In last month’s Sunday Times Hiscox Tech Track 100 awards, a business that many might never have heard of but probably use their technology every day, carried home the prize for digital innovation.

In so doing, Apical – a company that develops microchip technology now used in over 1 billion smartphones – proved that while you don’t need to be big to succeed you can’t be shy when it comes to successful innovation.

“Innovation tends to be seen as something that someone thinks up in a lab somewhere,” says Michael Tusch, Apical’s CEO, “and a lot of it might start there, but it can only take you a little way. Very soon you have to engage with the market and with what people are doing with it – get out of the lab and into the real world. That’s where the real innovation happens.”

The big ‘eyedea’

Established 13 years ago on the back of an idea that you could replicate the way the human eye works and how it processes to improve electronic imaging, Apical’s co-founder and CEO Michael Tusch admits that, in the early days, “we weren’t quite sure where this technology would be useful, but we thought this kind of thing would be needed across many different applications in the future. It was the exact opposite of what they tell you to do; find a problem and solve it. There wasn’t really a problem we were solving but we thought it was promising technology.”

With a choice of accessing a range of markets where electronic imaging is critical, Apical went for one of the most fiercely competitive areas. “We decided to focus on embedded technology which involves putting technology into devices like smartphones and cameras,” says Tusch.

“My hunch was that in these very competitive markets, whoever has the best technology will win irrespective of how big they are or what their connections are.” Having made that choice, the need to continually drive innovation has been paramount adds Tusch: “While our technology is used in the majority of smart phones around the world, we live or die by our ability to innovate faster than our customers.”

Collaborate early

At the heart of Apical’s innovation strategy says Tusch is a twofold approach which depends on getting hold of the best human talent – the business now has 28 different nationalities working at its Loughborough site – and close collaboration with as many leading customers and manufacturers as possible. “I’ve seen companies raise a lot of money to work for a year or two and they finally come out with a product but the market hasn’t moved in a way in which they’d anticipated. What they thought was a great idea is not what people want anymore. Put [your product] into the market as early as you can and test it out, then you can adapt your innovation very well to what’s going on.”

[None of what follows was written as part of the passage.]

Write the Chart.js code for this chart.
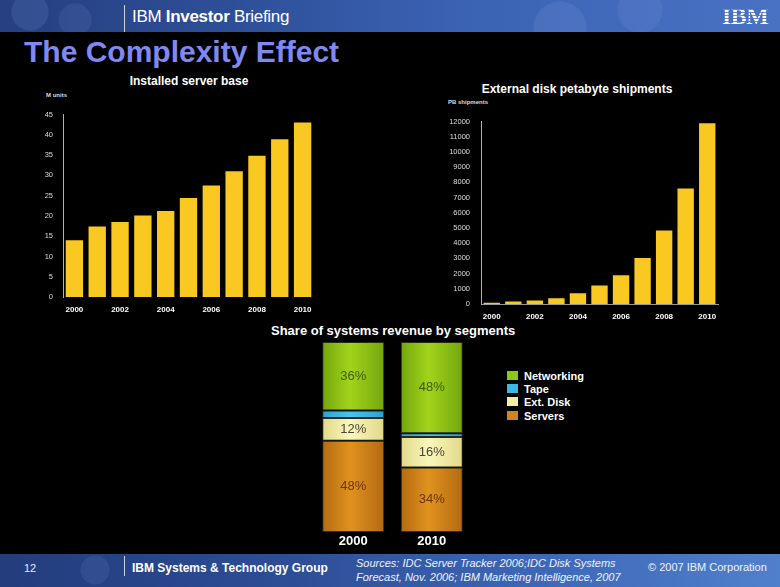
<!DOCTYPE html>
<html>
<head>
<meta charset="utf-8">
<script src="https://cdn.jsdelivr.net/npm/chart.js@4/dist/chart.umd.min.js"></script>
<style>
  html,body{margin:0;padding:0;background:#000;}
  body{width:780px;height:587px;position:relative;overflow:hidden;font-family:"Liberation Sans",Arial,sans-serif;color:#fff;}
  .abs{position:absolute;white-space:nowrap;}
  #header{left:0;top:0;width:780px;height:32px;
    background:
      radial-gradient(circle at 30px 12px, rgba(120,150,210,0.18) 0 18px, transparent 19px),
      radial-gradient(circle at 75px 20px, rgba(120,150,210,0.14) 0 16px, transparent 17px),
      radial-gradient(circle at 560px 28px, rgba(140,170,230,0.14) 0 26px, transparent 27px),
      radial-gradient(circle at 640px 10px, rgba(140,170,230,0.12) 0 22px, transparent 23px),
      linear-gradient(90deg,#263f80 0%,#2e4f98 30%,#3b63b4 60%,#4a72c4 100%);}
  #footer{left:0;top:554px;width:780px;height:33px;
    background:
      radial-gradient(circle at 95px 16px, rgba(120,150,210,0.15) 0 14px, transparent 15px),
      linear-gradient(90deg,#233c7c 0%,#2c4c94 35%,#3e68b8 70%,#5080cc 100%);}
  .sep{width:1px;background:rgba(255,255,255,0.75);}
  canvas{position:absolute;}
</style>
</head>
<body>
<div id="header" class="abs"></div>
<div class="abs sep" style="left:124px;top:5px;height:27px;"></div>
<div class="abs" style="left:132px;top:7px;font-size:17px;line-height:20px;letter-spacing:-0.3px;">IBM <b>Investor</b> Briefing</div>
<div class="abs" style="left:722px;top:4px;font-size:24px;line-height:24px;font-weight:bold;font-family:'Liberation Serif',serif;color:#fff;letter-spacing:-0.5px;
  background:repeating-linear-gradient(180deg,#fff 0 2px,rgba(255,255,255,0.2) 2px 3px);-webkit-background-clip:text;background-clip:text;-webkit-text-fill-color:transparent;">IBM</div>
<div class="abs" style="left:24px;top:35px;font-size:30px;line-height:34px;font-weight:bold;color:#8088f2;">The Complexity Effect</div>

<div class="abs" style="left:189px;top:74px;transform:translateX(-50%);font-size:12px;font-weight:bold;">Installed server base</div>
<div class="abs" style="left:46px;top:92px;font-size:6px;font-weight:bold;color:#ddd;">M units</div>
<div class="abs" style="left:577px;top:82px;transform:translateX(-50%);font-size:12px;font-weight:bold;">External disk petabyte shipments</div>
<div class="abs" style="left:448px;top:99px;font-size:6px;font-weight:bold;color:#ddd;">PB shipments</div>
<div class="abs" style="left:271px;top:323px;font-size:13px;font-weight:bold;">Share of systems revenue by segments</div>

<div class="abs" style="left:507px;top:370px;font-size:11px;font-weight:bold;line-height:13.2px;">
  <div><span style="display:inline-block;width:11px;height:9px;background:#8cc61a;margin-right:6px;"></span>Networking</div>
  <div><span style="display:inline-block;width:11px;height:9px;background:#3ab8e6;margin-right:6px;"></span>Tape</div>
  <div><span style="display:inline-block;width:11px;height:9px;background:#f3eea0;margin-right:6px;"></span>Ext. Disk</div>
  <div><span style="display:inline-block;width:11px;height:9px;background:#cf8420;margin-right:6px;"></span>Servers</div>
</div>

<canvas id="c1" width="300" height="222" style="left:20px;top:100px;"></canvas>
<canvas id="c2" width="315" height="225" style="left:410px;top:106px;"></canvas>
<canvas id="c3" width="185" height="218" style="left:300px;top:335px;"></canvas>

<div id="footer" class="abs"></div>
<div class="abs sep" style="left:124px;top:556px;height:20px;"></div>
<div class="abs" style="left:24px;top:562px;font-size:11px;color:#e6ecf8;">12</div>
<div class="abs" style="left:132px;top:561px;font-size:12px;font-weight:bold;">IBM Systems &amp; Technology Group</div>
<div class="abs" style="left:356px;top:556px;font-size:11px;font-style:italic;line-height:14px;color:#eef2fb;">Sources: IDC Server Tracker 2006;IDC Disk Systems<br>Forecast, Nov. 2006; IBM Marketing Intelligence, 2007</div>
<div class="abs" style="left:648px;top:561px;font-size:11px;color:#eef2fb;">© 2007 IBM Corporation</div>

<script>
// ---- data ----
const years = ['2000','2001','2002','2003','2004','2005','2006','2007','2008','2009','2010'];
const serverBase = [14, 17.4, 18.5, 20.1, 21.2, 24.4, 27.5, 31.0, 34.8, 38.9, 43.0];
const diskPB = [80, 170, 230, 380, 700, 1210, 1890, 3030, 4830, 7590, 11890];
const shareYears = ['2000','2010'];
const shareServers = [48, 34];
const shareExtDisk = [12, 16];
const shareTape = [4, 2];
const shareNetworking = [36, 48];

const FONT = "'Liberation Sans', Arial, sans-serif";
const YELLOW = '#f9c921';
const SHARE_BAR_PCT = 0.79;

function evenLabel(val, idx){ return idx % 2 === 0 ? years[idx] : ''; }

function barChart(id, data, max, step, yWidth, padRight, padTop, xHeight, xBorder, yPad){
  return new Chart(document.getElementById(id), {
    type: 'bar',
    data: { labels: years, datasets: [{ data: data, backgroundColor: YELLOW, borderWidth: 0,
      categoryPercentage: 1, barPercentage: 0.76 }] },
    options: {
      responsive: false, animation: false,
      layout: { padding: { top: padTop, right: padRight, left: 0, bottom: 0 } },
      plugins: { legend: { display: false }, tooltip: { enabled: false } },
      scales: {
        x: {
          grid: { display: false, drawTicks: false },
          border: { display: xBorder, color: '#9a9a9a', width: 1 },
          ticks: { autoSkip: false, maxRotation: 0, padding: 8, color: '#ffffff',
            font: { family: FONT, size: 8, weight: 'bold' }, callback: evenLabel },
          afterFit: s => { s.height = xHeight; }
        },
        y: {
          min: 0, max: max,
          grid: { display: false, drawTicks: false },
          border: { display: true, color: '#b0b0b0', width: 1 },
          ticks: { stepSize: step, padding: yPad, color: '#dddddd', font: { family: FONT, size: 7.5 },
            callback: v => String(v) },
          afterFit: s => { s.width = yWidth; }
        }
      }
    }
  });
}

barChart('c1', serverBase, 45, 5, 43, 6, 10, 25, false, 10);
barChart('c2', diskPB, 12000, 1000, 71, 7, 10, 27, true, 11);

// stacked share chart: horizontal shading across each bar, positioned from the x scale
function grad(c1, c2){
  return function(ctx){
    const chart = ctx.chart;
    const xs = chart.scales && chart.scales.x;
    if (!chart.chartArea || !xs || ctx.dataIndex === undefined) return c1;
    const cx = xs.getPixelForValue(ctx.dataIndex);
    const w = (xs.width / chart.data.labels.length) * SHARE_BAR_PCT;
    if (!Number.isFinite(cx) || !Number.isFinite(w)) return c1;
    const g = chart.ctx.createLinearGradient(cx - w/2, 0, cx + w/2, 0);
    g.addColorStop(0, c2); g.addColorStop(0.45, c1); g.addColorStop(1, c2);
    return g;
  };
}

const segLabels = {
  id: 'segLabels',
  afterDatasetsDraw(chart){
    const ctx = chart.ctx;
    ctx.save();
    ctx.font = '13px ' + FONT;
    ctx.textAlign = 'center';
    ctx.textBaseline = 'middle';
    chart.data.datasets.forEach((ds, di) => {
      if (!ds.showLabel) return;
      const meta = chart.getDatasetMeta(di);
      meta.data.forEach((el, i) => {
        ctx.fillStyle = ds.labelColor;
        ctx.fillText(ds.data[i] + '%', el.x, (el.y + el.base) / 2);
      });
    });
    ctx.restore();
  }
};

const shareChart = new Chart(document.getElementById('c3'), {
  type: 'bar',
  data: {
    labels: shareYears,
    datasets: [
      { label: 'Servers', data: shareServers, backgroundColor: grad('#e0921e', '#b46a12'), showLabel: true, labelColor: '#6b3408' },
      { label: 'Ext. Disk', data: shareExtDisk, backgroundColor: grad('#faf6bc', '#e0d98a'), showLabel: true, labelColor: '#4a4630' },
      { label: 'Tape', data: shareTape, backgroundColor: grad('#44c6f2', '#2aa2d2'), showLabel: false },
      { label: 'Networking', data: shareNetworking, backgroundColor: grad('#a2d41c', '#74a60c'), showLabel: true, labelColor: '#3e5a08' }
    ].map(d => Object.assign(d, { borderColor: '#2a2a1a', borderWidth: 1, borderSkipped: false,
      categoryPercentage: 1, barPercentage: SHARE_BAR_PCT }))
  },
  options: {
    responsive: false, animation: false,
    layout: { padding: { top: 7, left: 14, right: 14, bottom: 0 } },
    plugins: { legend: { display: false }, tooltip: { enabled: false } },
    scales: {
      x: { stacked: true, grid: { display: false, drawTicks: false }, border: { display: false },
        ticks: { padding: 2, color: '#ffffff', font: { family: FONT, size: 13, weight: 'bold' } },
        afterFit: s => { s.height = 21; } },
      y: { stacked: true, display: false, min: 0, max: 100 }
    }
  },
  plugins: [segLabels]
});
// re-resolve scriptable colours now that the scales have their pixel positions
shareChart.update('none');
</script>
</body>
</html>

Getting the balance right between innovation and execution is also important. “As we’ve grown, one of my overriding concerns has been getting that mix of innovation and the ability to execute. It’s quite easy to scale up and be very good at execution as a big company but then you’ve lost your innovativeness. On the other hand if you keep innovating but you can’t scale it, then you’re stuck as being a niche provider. Getting that balance right is key,” say Tusch.

Innovators win through

While Apical took home the digital innovation award, the tech company was not the only business able to show off its ability to innovate at the 2015 Sunday Times Hiscox Tech Track 100 awards dinner. Others to feature on the league table include Ve Interactive (who took the top spot) which develops software that uses artificial intelligence to help retailers encourage online shoppers to complete purchases that would otherwise be abandoned, and E-Leather, a firm that turns waste leather into lighter, stronger materials used for seating in buses, trains and airlines.